Start of The records
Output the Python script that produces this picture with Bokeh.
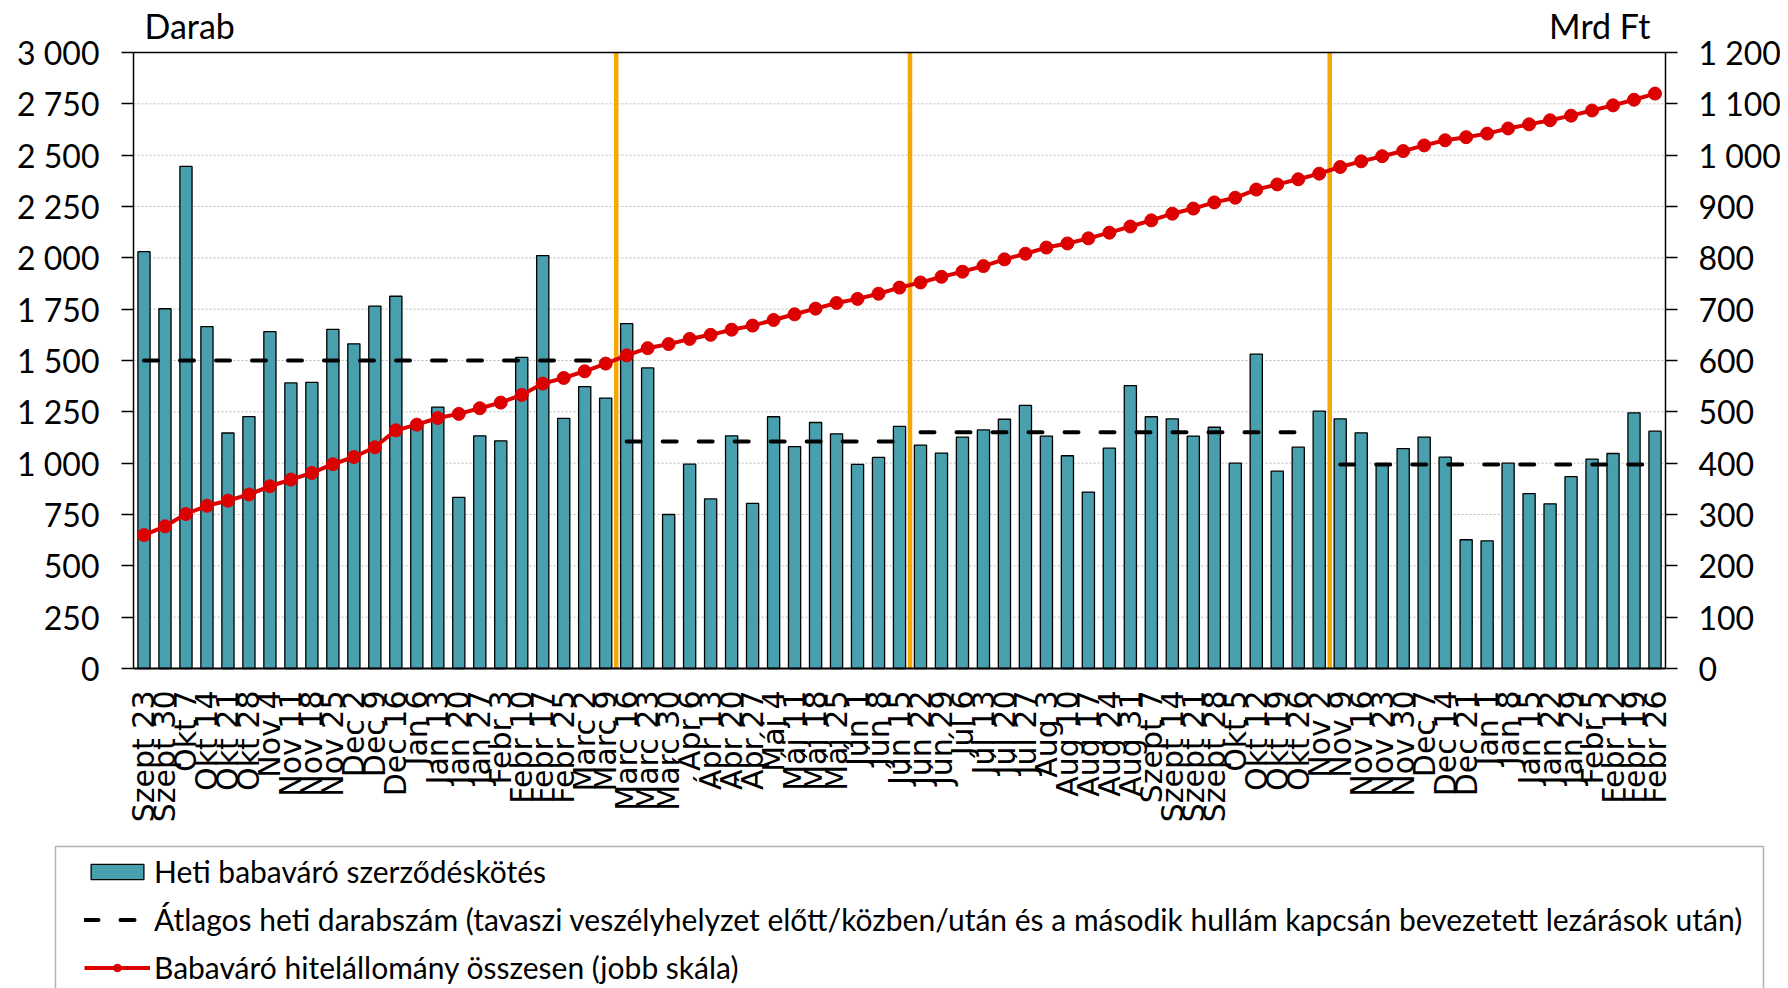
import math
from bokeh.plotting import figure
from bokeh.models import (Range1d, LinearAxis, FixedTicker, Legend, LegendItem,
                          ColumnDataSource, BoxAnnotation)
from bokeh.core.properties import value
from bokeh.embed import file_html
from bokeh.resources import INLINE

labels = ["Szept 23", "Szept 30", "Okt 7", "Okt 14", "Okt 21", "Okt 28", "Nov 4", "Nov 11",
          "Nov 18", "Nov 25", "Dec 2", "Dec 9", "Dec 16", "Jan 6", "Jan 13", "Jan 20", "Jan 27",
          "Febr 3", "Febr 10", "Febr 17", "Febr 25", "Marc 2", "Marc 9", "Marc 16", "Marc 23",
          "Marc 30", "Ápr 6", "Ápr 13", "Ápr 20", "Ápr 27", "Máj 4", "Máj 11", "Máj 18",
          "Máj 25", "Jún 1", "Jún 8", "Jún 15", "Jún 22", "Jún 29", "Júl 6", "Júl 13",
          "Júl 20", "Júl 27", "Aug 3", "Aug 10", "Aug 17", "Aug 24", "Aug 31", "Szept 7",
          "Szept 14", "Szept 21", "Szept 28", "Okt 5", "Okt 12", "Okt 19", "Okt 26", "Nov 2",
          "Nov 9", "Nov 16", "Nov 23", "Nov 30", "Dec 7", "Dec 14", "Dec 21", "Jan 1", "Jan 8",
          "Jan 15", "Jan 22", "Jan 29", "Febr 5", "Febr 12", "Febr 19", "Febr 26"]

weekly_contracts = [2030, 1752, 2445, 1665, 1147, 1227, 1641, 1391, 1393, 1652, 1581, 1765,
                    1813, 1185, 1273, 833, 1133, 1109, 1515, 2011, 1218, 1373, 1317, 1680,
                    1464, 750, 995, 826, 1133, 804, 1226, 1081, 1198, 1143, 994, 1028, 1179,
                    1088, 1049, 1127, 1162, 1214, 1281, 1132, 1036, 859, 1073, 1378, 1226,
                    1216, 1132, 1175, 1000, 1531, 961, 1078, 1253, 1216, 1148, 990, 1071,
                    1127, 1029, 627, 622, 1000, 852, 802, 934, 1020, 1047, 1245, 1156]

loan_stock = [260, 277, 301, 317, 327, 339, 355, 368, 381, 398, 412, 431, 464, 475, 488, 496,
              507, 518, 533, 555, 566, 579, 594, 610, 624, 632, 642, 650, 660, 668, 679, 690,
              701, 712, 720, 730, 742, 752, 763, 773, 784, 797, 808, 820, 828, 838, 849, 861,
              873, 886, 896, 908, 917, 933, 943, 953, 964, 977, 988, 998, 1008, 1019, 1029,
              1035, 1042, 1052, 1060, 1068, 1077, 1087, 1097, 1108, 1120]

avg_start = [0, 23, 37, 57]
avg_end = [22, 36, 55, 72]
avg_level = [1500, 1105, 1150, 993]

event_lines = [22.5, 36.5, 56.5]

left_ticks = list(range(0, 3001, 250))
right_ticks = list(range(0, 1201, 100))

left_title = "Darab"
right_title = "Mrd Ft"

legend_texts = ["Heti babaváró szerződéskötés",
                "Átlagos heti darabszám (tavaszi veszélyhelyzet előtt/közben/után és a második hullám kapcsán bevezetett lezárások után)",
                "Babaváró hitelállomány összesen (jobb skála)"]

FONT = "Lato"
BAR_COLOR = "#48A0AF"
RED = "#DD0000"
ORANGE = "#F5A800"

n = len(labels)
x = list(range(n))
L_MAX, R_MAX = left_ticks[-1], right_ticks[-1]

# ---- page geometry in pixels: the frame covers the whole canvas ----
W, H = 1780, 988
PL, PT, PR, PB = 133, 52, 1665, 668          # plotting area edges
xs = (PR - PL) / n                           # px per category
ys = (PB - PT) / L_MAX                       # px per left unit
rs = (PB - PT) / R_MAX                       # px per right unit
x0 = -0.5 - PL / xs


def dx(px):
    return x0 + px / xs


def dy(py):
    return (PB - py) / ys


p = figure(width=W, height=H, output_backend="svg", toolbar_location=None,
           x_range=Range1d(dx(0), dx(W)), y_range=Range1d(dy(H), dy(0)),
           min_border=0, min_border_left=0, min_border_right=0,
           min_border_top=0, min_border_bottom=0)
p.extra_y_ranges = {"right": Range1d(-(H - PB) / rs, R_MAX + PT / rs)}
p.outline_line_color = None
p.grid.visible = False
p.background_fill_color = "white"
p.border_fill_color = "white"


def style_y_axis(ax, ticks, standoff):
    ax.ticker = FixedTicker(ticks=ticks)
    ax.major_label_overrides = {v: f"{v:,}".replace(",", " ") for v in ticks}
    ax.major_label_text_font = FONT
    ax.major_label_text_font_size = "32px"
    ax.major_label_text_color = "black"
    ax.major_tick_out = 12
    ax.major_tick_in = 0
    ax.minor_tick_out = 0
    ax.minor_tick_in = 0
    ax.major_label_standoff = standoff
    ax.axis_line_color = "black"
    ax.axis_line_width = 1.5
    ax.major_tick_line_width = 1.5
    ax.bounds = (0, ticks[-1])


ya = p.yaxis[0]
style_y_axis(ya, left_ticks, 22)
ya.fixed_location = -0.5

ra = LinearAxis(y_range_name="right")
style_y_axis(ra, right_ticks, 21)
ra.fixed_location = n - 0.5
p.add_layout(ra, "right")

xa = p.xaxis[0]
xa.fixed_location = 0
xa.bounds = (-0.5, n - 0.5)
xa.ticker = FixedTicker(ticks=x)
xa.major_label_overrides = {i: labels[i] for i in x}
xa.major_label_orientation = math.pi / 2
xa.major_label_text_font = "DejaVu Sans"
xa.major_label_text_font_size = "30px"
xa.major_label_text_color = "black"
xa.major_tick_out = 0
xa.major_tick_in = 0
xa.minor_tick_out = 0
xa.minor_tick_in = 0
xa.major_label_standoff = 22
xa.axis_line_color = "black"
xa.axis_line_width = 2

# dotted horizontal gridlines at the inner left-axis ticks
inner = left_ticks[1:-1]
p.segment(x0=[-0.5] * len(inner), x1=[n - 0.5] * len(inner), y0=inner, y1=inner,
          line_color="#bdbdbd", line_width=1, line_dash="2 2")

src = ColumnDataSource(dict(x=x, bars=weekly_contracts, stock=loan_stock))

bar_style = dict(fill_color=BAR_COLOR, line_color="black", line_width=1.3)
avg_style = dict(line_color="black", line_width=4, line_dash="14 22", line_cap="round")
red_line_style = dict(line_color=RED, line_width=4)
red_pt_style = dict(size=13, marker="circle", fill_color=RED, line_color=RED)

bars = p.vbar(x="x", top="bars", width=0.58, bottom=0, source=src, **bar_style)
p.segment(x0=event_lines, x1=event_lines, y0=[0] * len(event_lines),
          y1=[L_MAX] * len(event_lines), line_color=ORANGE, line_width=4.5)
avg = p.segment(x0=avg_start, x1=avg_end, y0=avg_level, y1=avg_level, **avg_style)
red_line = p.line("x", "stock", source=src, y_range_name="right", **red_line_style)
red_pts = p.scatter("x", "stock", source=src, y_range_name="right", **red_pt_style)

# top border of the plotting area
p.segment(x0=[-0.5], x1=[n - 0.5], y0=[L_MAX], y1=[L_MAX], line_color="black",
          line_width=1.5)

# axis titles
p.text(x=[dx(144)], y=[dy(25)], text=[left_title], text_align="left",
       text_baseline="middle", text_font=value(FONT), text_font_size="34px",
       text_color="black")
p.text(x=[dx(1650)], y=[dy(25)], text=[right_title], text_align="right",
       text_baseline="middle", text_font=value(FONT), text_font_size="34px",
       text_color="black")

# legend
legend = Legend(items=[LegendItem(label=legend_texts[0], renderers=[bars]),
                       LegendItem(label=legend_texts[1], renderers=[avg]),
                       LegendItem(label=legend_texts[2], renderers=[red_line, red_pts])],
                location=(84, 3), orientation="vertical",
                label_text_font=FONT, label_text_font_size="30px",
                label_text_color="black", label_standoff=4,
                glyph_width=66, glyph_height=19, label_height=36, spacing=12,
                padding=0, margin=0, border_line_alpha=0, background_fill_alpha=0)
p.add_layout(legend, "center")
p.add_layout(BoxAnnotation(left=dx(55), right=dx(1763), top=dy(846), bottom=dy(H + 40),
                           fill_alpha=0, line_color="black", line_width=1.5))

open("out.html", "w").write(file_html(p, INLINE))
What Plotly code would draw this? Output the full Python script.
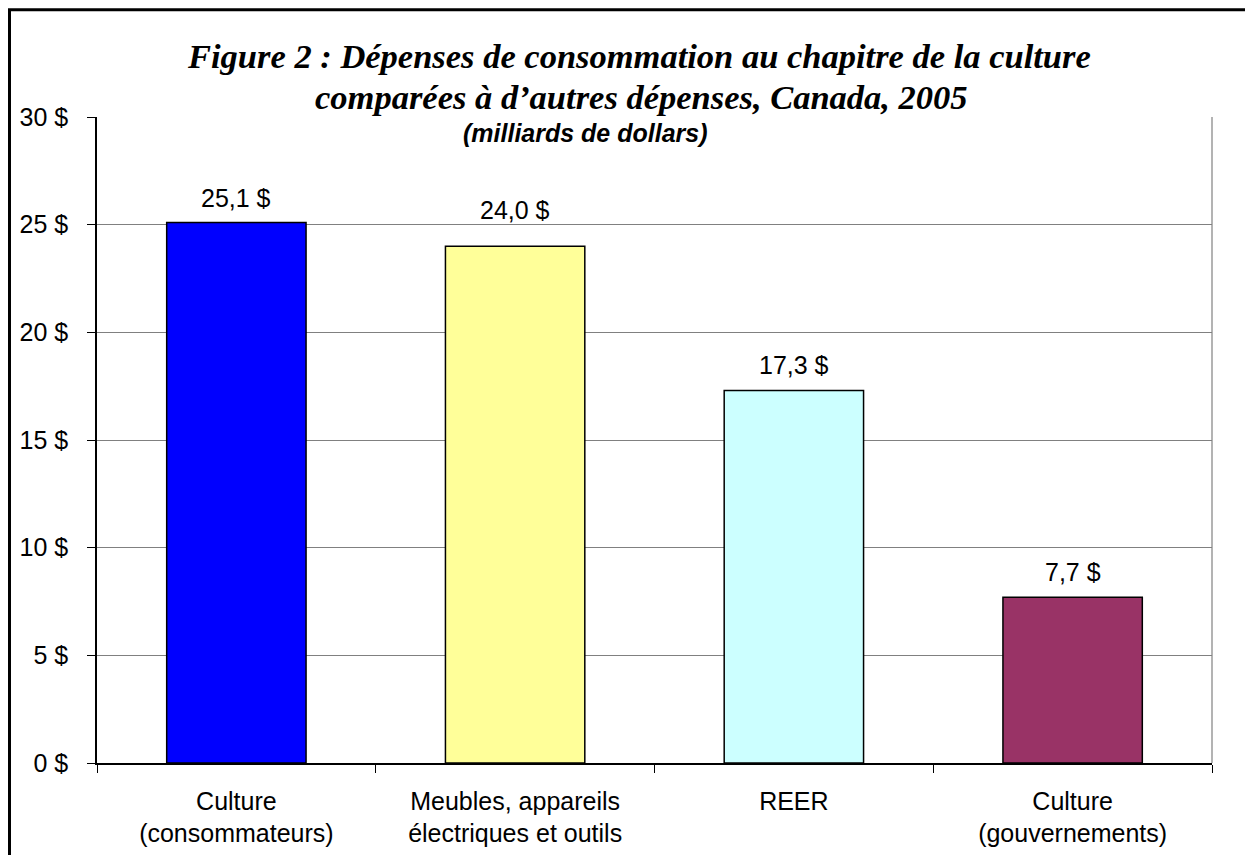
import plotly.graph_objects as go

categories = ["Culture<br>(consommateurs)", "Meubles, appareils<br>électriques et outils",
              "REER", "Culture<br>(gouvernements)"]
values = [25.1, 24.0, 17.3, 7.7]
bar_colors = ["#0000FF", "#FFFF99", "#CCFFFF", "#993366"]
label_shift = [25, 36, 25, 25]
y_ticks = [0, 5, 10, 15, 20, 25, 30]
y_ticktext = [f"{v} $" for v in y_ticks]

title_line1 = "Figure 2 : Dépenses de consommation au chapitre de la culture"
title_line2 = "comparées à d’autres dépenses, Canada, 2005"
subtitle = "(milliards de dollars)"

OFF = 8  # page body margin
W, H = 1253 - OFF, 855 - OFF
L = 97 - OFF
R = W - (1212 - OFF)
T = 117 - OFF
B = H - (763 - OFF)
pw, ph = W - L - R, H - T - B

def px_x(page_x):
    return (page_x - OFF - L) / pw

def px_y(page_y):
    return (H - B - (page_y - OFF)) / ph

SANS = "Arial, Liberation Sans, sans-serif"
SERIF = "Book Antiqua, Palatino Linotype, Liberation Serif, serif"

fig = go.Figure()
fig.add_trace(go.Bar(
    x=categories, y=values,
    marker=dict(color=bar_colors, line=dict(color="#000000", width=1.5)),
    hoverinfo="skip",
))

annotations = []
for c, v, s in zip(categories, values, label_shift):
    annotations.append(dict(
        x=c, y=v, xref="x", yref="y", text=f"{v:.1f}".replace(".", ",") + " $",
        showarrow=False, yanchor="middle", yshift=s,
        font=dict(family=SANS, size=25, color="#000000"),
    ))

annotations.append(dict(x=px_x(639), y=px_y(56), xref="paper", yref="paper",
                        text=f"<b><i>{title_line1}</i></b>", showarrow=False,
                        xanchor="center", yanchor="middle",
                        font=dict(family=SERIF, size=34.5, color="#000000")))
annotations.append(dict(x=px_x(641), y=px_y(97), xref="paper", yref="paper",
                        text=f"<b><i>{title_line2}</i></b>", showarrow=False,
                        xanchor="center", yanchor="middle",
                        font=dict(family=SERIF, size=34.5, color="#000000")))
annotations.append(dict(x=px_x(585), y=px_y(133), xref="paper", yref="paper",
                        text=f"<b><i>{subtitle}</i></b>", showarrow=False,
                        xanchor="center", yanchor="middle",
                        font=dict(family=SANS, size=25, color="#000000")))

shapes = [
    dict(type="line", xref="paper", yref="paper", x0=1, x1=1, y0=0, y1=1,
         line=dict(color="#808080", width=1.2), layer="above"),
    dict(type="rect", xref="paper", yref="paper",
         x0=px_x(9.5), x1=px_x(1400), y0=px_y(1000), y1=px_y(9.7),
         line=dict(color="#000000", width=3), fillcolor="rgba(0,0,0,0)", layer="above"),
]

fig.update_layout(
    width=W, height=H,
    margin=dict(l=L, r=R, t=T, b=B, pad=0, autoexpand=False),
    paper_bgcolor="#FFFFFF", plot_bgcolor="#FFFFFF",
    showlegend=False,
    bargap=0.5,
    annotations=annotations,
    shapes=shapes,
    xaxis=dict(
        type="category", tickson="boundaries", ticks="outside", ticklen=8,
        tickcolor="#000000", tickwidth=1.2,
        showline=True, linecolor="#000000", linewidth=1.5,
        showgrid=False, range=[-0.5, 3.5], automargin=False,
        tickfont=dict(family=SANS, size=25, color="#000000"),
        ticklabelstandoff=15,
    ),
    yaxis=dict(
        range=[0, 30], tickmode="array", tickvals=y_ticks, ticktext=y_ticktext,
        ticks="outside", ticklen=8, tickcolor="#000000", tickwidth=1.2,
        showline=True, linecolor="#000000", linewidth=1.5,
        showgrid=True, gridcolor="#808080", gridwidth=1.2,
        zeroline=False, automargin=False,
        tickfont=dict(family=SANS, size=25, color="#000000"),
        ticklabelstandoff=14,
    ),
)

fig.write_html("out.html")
End of The records
__Problem details__
Word for word, give again the lines from the first entry to the line with "from bokeh.resources import INLINE", inclusive. Exclude the pictures.

__Exercise solution__
Output the Python script that produces this picture with Bokeh.
import math
from bokeh.plotting import figure
from bokeh.models import (Range1d, LinearAxis, FixedTicker, Legend, LegendItem,
                          ColumnDataSource, BoxAnnotation)
from bokeh.core.properties import value
from bokeh.embed import file_html
from bokeh.resources import INLINE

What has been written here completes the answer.